Come un monito, per noi uomini: leggiamo, meglio se sillabando, per non perdere una virgola di questo ‘stupro’ verbale. “Non è stato uno stupro, non c’è prova che quel marito sia stato un violento perché”, così la pensa una magistrata protetta chissà perché dall’anonimato mediatico, “è considerazione comune degli uomini dover vincere quel minimo di resistenza che ogni donna, nella stanchezza delle incombenze quotidiane tende ad esercitare quando un marito tenta un approccio sessuale” (la Repubblica). Con questa ultra maschilista motivazione, la magistrata di Benevento chiede che sia archiviata l’accusa contro l’ex marito di una donna costretta a vivere in un centro anti violenza. La Pm definisce il coltello alla gola dell’ex moglie e la minaccia di ucciderla “uno scherzo di cattivo gusto”. La vittima ha denunciato di essere stata stuprata e violenze anche nei confronti dei figli. La magistrata lascia intendere che l’uomo non sarebbe stato consapevole del ‘no’ della moglie, della sua ‘non consensualità’. La delirante formula è evocata sistematicamente da chi commette lo stupro e tenta di discolparsi affermando che la vittima era consenziente. In poche parole: poveri mariti, vorrebbero far sesso con le compagne, ma ricevono un rifiuto. A questo incredibile alibi manca solo l’aggravante dell’accusa alle mogli di aver peccato per non corrispondere alla raccomandazione sacerdotale che invita gli sposi all’obbedienza reciproca.

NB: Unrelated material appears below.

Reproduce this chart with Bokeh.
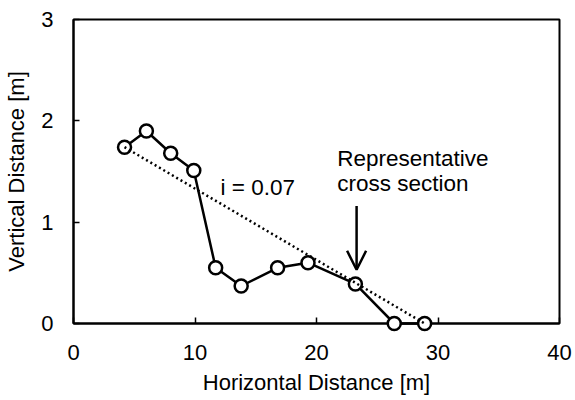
from bokeh.plotting import figure
from bokeh.models import Range1d, FixedTicker, Label, Arrow, OpenHead
from bokeh.embed import file_html
from bokeh.resources import INLINE

# Data
x_dist = [4.2, 6.0, 8.0, 9.9, 11.7, 13.8, 16.8, 19.3, 23.2, 26.4, 28.9]
y_dist = [1.74, 1.90, 1.68, 1.51, 0.55, 0.37, 0.55, 0.60, 0.39, 0.0, 0.0]
trend_x = [4.2, 28.9]
trend_y = [1.74, 0.0]
x_ticks = [0, 10, 20, 30, 40]
y_ticks = [0, 1, 2, 3]
slope_label = "i = 0.07"
section_lines = ["Representative", "cross section"]
arrow_x = 23.3
arrow_y = [1.16, 0.53]

FONT = "Liberation Sans"
FS = "22px"
FS_NOTE = "22.5px"

p = figure(width=575, height=400, output_backend="svg", toolbar_location=None,
           x_range=Range1d(0, 40), y_range=Range1d(0, 3),
           min_border_left=73, min_border_right=16, min_border_top=19, min_border_bottom=77)
p.background_fill_color = "white"
p.border_fill_color = "white"
p.outline_line_color = "black"
p.outline_line_width = 2
p.grid.visible = False

p.xaxis.ticker = FixedTicker(ticks=x_ticks)
p.yaxis.ticker = FixedTicker(ticks=y_ticks)
p.xaxis.axis_label = "Horizontal Distance [m]"
p.yaxis.axis_label = "Vertical Distance [m]"
for ax in (p.xaxis, p.yaxis):
    ax.axis_line_color = "black"
    ax.axis_line_width = 2
    ax.major_tick_in = 6
    ax.major_tick_out = 0
    ax.major_tick_line_width = 1.5
    ax.major_tick_line_color = "black"
    ax.minor_tick_line_color = None
    ax.major_label_text_font = FONT
    ax.major_label_text_font_size = FS
    ax.major_label_text_color = "black"
    ax.axis_label_text_font = FONT
    ax.axis_label_text_font_size = FS
    ax.axis_label_text_font_style = "normal"
    ax.axis_label_text_color = "black"
p.xaxis.major_label_standoff = 21
p.xaxis.axis_label_standoff = 7
p.yaxis.major_label_standoff = 20
p.yaxis.axis_label_standoff = 9

p.line(x_dist, y_dist, line_color="black", line_width=2.5, level="overlay")
p.scatter(x_dist, y_dist, marker="circle", size=13, fill_color="white",
          line_color="black", line_width=2.5, level="overlay")
p.line(trend_x, trend_y, line_color="black", line_width=2.5, line_dash="2 3", level="overlay")

p.add_layout(Label(x=12.1, y=1.34, text=slope_label, text_font=FONT, text_font_size=FS_NOTE,
                   text_color="black", text_baseline="alphabetic"))
p.add_layout(Label(x=21.7, y=1.63, text=section_lines[0], text_font=FONT, text_font_size=FS_NOTE,
                   text_color="black", text_baseline="alphabetic"))
p.add_layout(Label(x=21.7, y=1.38, text=section_lines[1], text_font=FONT, text_font_size=FS_NOTE,
                   text_color="black", text_baseline="alphabetic"))
p.add_layout(Arrow(x_start=arrow_x, y_start=arrow_y[0], x_end=arrow_x, y_end=arrow_y[1],
                   line_color="black", line_width=2.5,
                   end=OpenHead(size=19, line_color="black", line_width=2.5)))

open("out.html", "w").write(file_html(p, INLINE))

Il commento di Nancy Brilli (da ‘Leggo’): “Una donna denuncia il marito per violenza sessuale, per il magistrato non c’è violenza ‘perché, si sa, l’uomo deve vincere le resistenze della moglie stanca’. Cerchiamo di capire: il rapporto è stato consensuale? No. È stato ottenuto con la violenza? Sì. Con coercizione? Sì. Ha provocato danni psico fisici? Sì. Stupro, nella definizione dei dizionari è ‘congiungimento carnale imposto con la violenza’. Da sentenza approvata, è ammissibile anzi, è normale brutalizzare la moglie se la stessa è stanca, se non ha intenzione, non ce la fa. Il marito voglioso non cerca di essere delicato, dolce, avvolgente, di provocare in lei una scintilla che possa portare a un atto condiviso, se non d’amore…No. Si piglia quel che vuole, e lei muta. Che poi muta non è stata, ma è stata ammutolita da chi avrebbe dovuto difenderla”.
C’è anche questo a drammatizzare il numero di donne uccise da mariti, fidanzati, compagni: nel mondo circa 90mila in un anno, 1500 in Europa, quattro al giorno, una ogni sei ore, oltre cento in Italia. Ieri l’ultima vittima, la romena Michaela Kliecs. Con trenta coltellate l’ha uccisa nel cagliaritano Sandro Sarais, poi suicida.
Francia, 285 femminicidi nel 2019, 276 in Germania, 111 in Italia. Allucinante il numero di denunce rispetto al numero delle violenze. Meno del 10%. L’Istat stima in 7 milioni il numero delle donne che hanno subito violenza fisica nel corso della vita, a 9 milioni i casi di violenza psicologica. Perché così poche denunce? Perché la maggior parte degli autori rimane impunito? Una delle ragioni è nella mancanza di concrete risposte alle denunce, perciò scoraggiate, nella paura di pericolose ritorsioni prima di ottenere la tutela dai violenti, nel timore di non essere credute, o peggio, di essere oggetto dell’ignobile accusa di ‘esserci state’. Non è infrequente assistere a forme di comunicazione sessiste, che cercano di colpevolizzare le vittime. Un problema nel problema: nel 96% dei tribunali non c’è preparazione a leggere la violenza. Nella maggior parte dei casi il reato viene derubricato a conflitto e così lo pone fra persone che stanno sullo stesso piano, ma la violenza avviene all’interno di una relazione asimmetrica, è violenza, non riconosciuta.